Hampton Court Palace buys Victoria’s boots, bloomers & bodice

Historic Royal Palaces has acquired two pairs of leather ankle boots by J Sparks-Hall of London, a black taffeta skirt and two black bodices belonging to Queen Victoria at a January 21st auction. The group sold for £14,000. Other pieces from the wardrobe of Victoria that were on sale at the auction, including a pair of capacious silk bloomers embroidered with a crown, a pair of wool and cream silk stockings, a cream silk parasol, sold for an additional £3,000.

The boots, both made by J Sparkes, Hall & Son of Regent Street, London, are made of brown kid leather. The more expensive pair is lined in a red silk border and has a gold stitched butterfly on the toe and a 1″ stacked heel. They doubled the high pre-sale estimate and went for £4,000. A slightly less dramatic pair with a blue silk border and a floral leaf designed stitched on the top of the toes sold for £2,000. The black taffeta skirt embellished with lace and jet sold for double the high estimate as well, £4,000. The two black silk taffeta bodices with lace embellishments from Victoria’s long mourning also sold for £4,000.

Claudia Williams, collections curator at Historic Royal Palaces, said: “As well as being included in future displays, these items reveal that, contrary to popular belief, Queen Victoria did not abandon all interest in her appearance after the death of her beloved Prince Albert, and highlight how – in an era of black and white photography – she exploited clothing’s capacity to communicate, using it as a potent visual symbol of her undying love for her husband.”

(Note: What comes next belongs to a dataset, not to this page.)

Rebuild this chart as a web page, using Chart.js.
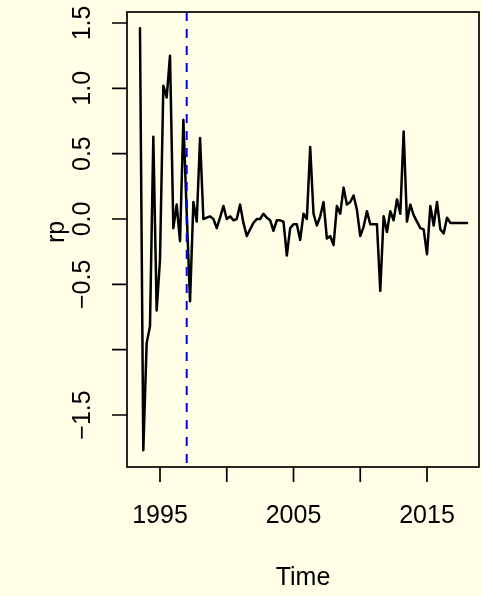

The articles of clothing were put up for auction by electrical engineer Roderick Hanson, great-great-grandson of royal photographer Alexander Lamont Henderson who was granted  the Royal Warrant to capture everyday royal life and worked for the queen until her death in 1901. Henderson was known for his experiments in color photography and Victoria commissioned portraits of Prince Albert and Scottish attendant John Brown from him. Family lore says he received the pieces from the queen’s servants (she often gave away her garments and accessories after she was done with them), perhaps as memorials after her death.

After his own death in 1907, Henderson’s collection of the queen’s clothing was passed down to his descendants. Roderick Hanson says they’ve been kept in a wardrobe and he’s selling the lot now to make some space. He needs it apparently, because he’s definitely not selling his ancestor’s art works.

“I’m not parting with Alexander’s glass plate negatives and enamel pictures, which are of a very high quality. He was an extremely talented photographer.”

I’d pick the enamel pictures over the split-crotch bloomers any day.